# Filling Seams on Azek Board , Which filler to use?



## plazaman (Apr 17, 2005)

Azek was used to face an arch, but it wasnt heat formed , therefore it was done in a few pieces. I need something to fill the seams and sand smooth for a seamless finish. I heard bondo doesnt work well with Azek .

What products would you use?


----------



## EthanB (Sep 28, 2011)

Bond & Fill Structural


----------



## pucks101 (Apr 22, 2012)

Azek makes their own adhesive- should be sold wherever Azek is sold.


----------



## plazaman (Apr 17, 2005)

The board will be painted and I want it to look like 1 piece


----------



## pucks101 (Apr 22, 2012)

I don't know how big the seams/gaps are that you want to fill, but I've used wood putty on them to fill nail nails and seemed to work well.


----------



## loneframer (Feb 13, 2009)

plazaman said:


> The board will be painted and I want it to look like 1 piece


That will be nearly if not completely impossible. There is likely distortion in the arch where the pieces meet and thermal movement will eventually work the joints to the point that they're noticeable. I haven't found anything that works to prevent joint movement over the coarse of seasons, unless you are in a thermally stable climate year round.


----------



## world llc (Dec 9, 2008)

lone is correct, it may look great for a season if your lucky. it may only show a crack in winter if you glued and screwed it good at the seams. best case.


----------



## plazaman (Apr 17, 2005)

So could I bondo or ready patch it ? It's but joints I'm filling


----------



## world llc (Dec 9, 2008)

if it was my job and i was in that situation, i would try something that would stay flexable like a low modulous or elastmeric sealant.... treat it like a soft joint


----------



## Tom Struble (Mar 2, 2007)

loneframer said:


> That will be nearly if not completely impossible. There is likely distortion in the arch where the pieces meet and thermal movement will eventually work the joints to the point that they're noticeable. I haven't found anything that works to prevent joint movement over the coarse of seasons, unless you are in a thermally stable climate year round.


where you been?:sad:


----------



## Tom Struble (Mar 2, 2007)

plazaman said:


> Azek was used to face an arch, but it wasnt heat formed , therefore it was done in a few pieces. I need something to fill the seams and sand smooth for a seamless finish. I heard bondo doesnt work well with Azek .
> 
> What products would you use?


did you know that Azek has instructions?


----------



## plazaman (Apr 17, 2005)

Tom Struble said:


> did you know that Azek has instructions?

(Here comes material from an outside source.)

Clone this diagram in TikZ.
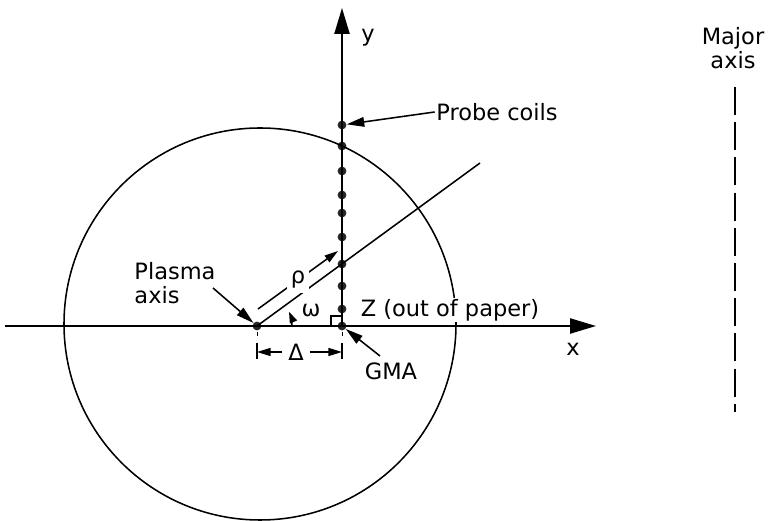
\documentclass[tikz,border=0pt]{standalone}
\usepackage{fontspec}
\setmainfont{DejaVu Sans}
\usetikzlibrary{arrows.meta,calc}
\tikzset{
  coil/.style={circle, fill=black!85, inner sep=0pt, minimum size=2.2mm},
  axisln/.style={line width=1.2pt, -{Triangle[length=6.5mm,width=3.8mm]}},
  ln/.style={line width=1.1pt},
  ptr/.style={line width=1.1pt, -{Triangle[length=4.4mm,width=2.4mm]}},
  dim/.style={line width=1.1pt, -{Triangle[length=3.4mm,width=2mm]}},
  lab/.style={font=\fontsize{16}{17}\selectfont, inner sep=1pt},
  majax/.style={line width=1.2pt, dash pattern=on 7mm off 1.8mm},
}

\begin{document}
\begin{tikzpicture}[x=0.25mm,y=-0.25mm]
  \useasboundingbox (0,0) rectangle (770,521);
  \node[coil] (pa) at (257,326) {};
  \node[coil] (gma) at (342,326) {};
  \node[coil] (rc) at (342,264) {};
  \foreach \yy [count=\i] in {125,146,171,195,213,237,286,309}
    \node[coil] (c\i) at (342,\yy) {};
  \coordinate (xtail) at (5,326);
  \coordinate (xtip) at (596,326);
  \coordinate (ytip) at (342,8);
  \coordinate (rayend) at (480,163);
  \draw[ln] (260,324) circle[radius=49mm];
  \draw[axisln] (xtail) -- (xtip);
  \draw[axisln] (gma.center) -- (ytip);
  \draw[ln] (pa.center) -- (rayend);
  \draw[ln] ($(gma)+(-11,-10)$) rectangle (gma.center);
  \draw[ln,-{Triangle[length=2.8mm,width=1.9mm]}] ($(pa)+(35,0)$)
    arc[start angle=0, end angle=24, radius=8.75mm];
  \node[lab] (om) at (311,311) {ω};
  \coordinate (r1) at (258,309);
  \coordinate (r2) at (338,251);
  \draw[dim] (r1) -- node[lab, fill=white, inner sep=3pt]{ρ} (r2);
  % Delta
  \draw[line width=0.6pt] ($(pa)+(0,6)$) -- ($(pa)+(0,10)$);
  \draw[line width=0.6pt] ($(gma)+(0,6)$) -- ($(gma)+(0,10)$);
  \draw[ln] ($(pa)+(0,17)$) -- ($(pa)+(0,33)$);
  \draw[ln] ($(gma)+(0,17)$) -- ($(gma)+(0,33)$);
  \node[lab, inner sep=4pt] (delta) at (296,352) {Δ};
  \coordinate (dl) at (257,352);
  \coordinate (dr) at (342,352);
  \draw[dim] (delta) -- (dl);
  \draw[dim] (delta) -- (dr);
  % labels
  \node[lab] (ylab) at (368,38) {y};
  \node[lab] (xlab) at (573,349) {x};
  \node[lab] (probe) at (497,112) {Probe coils};
  \draw[ptr] (probe.west) -- (c1);
  \node[lab, fill=white] (zlab) at (450,310) {Z (out of paper)};
  \node[lab] (gmalab) at (391,371) {GMA};
  \coordinate (gmatail) at (380,356);
  \draw[ptr] (gmatail) -- (gma);
  \node[lab, align=left] (plab) at (175,283) {Plasma\\axis};
  \coordinate (patail) at (213,288);
  \draw[ptr] (patail) -- (pa);
  \node[lab, align=center] (major) at (733,48) {Major\\axis};
  \coordinate (majtop) at (735,87);
  \coordinate (majend) at (735,412);
  \draw[majax] (majtop) -- (majend);
\end{tikzpicture}
\end{document}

Find me the part about filling seams making it uniform ...


----------



## loneframer (Feb 13, 2009)

Tom Struble said:


> where you been?:sad:


Working on getting a new life...dating game sucks at my age.:laughing:


----------



## ohiohomedoctor (Dec 26, 2010)

loneframer said:


> Working on getting a new life...dating game sucks at my age.:laughing:


I got a buddy who just scored a dime using match.com


----------



## loneframer (Feb 13, 2009)

ohiohomedoctor said:


> I got a buddy who just scored a dime using match.com


Match is a good tool to get in the game. Thousands of woman with great potential.

Do you have any idea how much a couple thousand dates cost??:laughing:

To avoid bankruptcy, you find yourself settling for good enough.:whistling


----------



## katoman (Apr 26, 2009)

It's cheaper to just rent them when needed.............


Did I just say that :blink:


----------



## sunkist (Apr 27, 2012)

lip stick on a pig, the arch and match.com


----------



## Tom Struble (Mar 2, 2007)

plazaman said:


> Find me the part about filling seams making it uniform ...


if it don't say it don't do it

how did you fasten this together at the seams? did you glue them?pocket screws and glue would work to keep the seams tight

there are companies that will fabricate for you or you can make it out of sheet stock


----------



## loneframer (Feb 13, 2009)

katoman said:


> It's cheaper to just rent them when needed.............
> 
> 
> Did I just say that :blink:


Not really. Lots of women are grabbing the check these days....Wait...does that make me a prostitute??:blink:


----------



## Tom Struble (Mar 2, 2007)

:blink: yes!!:clap:


----------



## loneframer (Feb 13, 2009)

Tom Struble said:


> :blink: yes!!:clap:


Damn, I wonder if there's a union I can join??:thumbup:


----------



## Tom Struble (Mar 2, 2007)

:blink:
http://en.wikipedia.org/wiki/International_Union_of_Sex_Workers


----------



## world llc (Dec 9, 2008)

lone john:blink:


----------



## loneframer (Feb 13, 2009)

world llc said:


> lone john:blink:


and all this time, I thought I was on a run of genuinely generous women who enjoy my company.


----------



## world llc (Dec 9, 2008)

and on the subject of azek, sheet goods are your friend! we used a few dozen on one house with all crazy arches and panels... 8'ers and 12'ers and a roof tourch for the bends:thumbsup:

ok, its only letting 2 of the photo's upload....


----------



## Tom Struble (Mar 2, 2007)

awesomly awesome:clap:


----------



## world llc (Dec 9, 2008)

man i miss them days... some times i want to solicit new home builders for more work like this again... the one i used to work for hasnt done anything in 4 years! it's atot of work, but impressive when done. the money wasn't bad either!


----------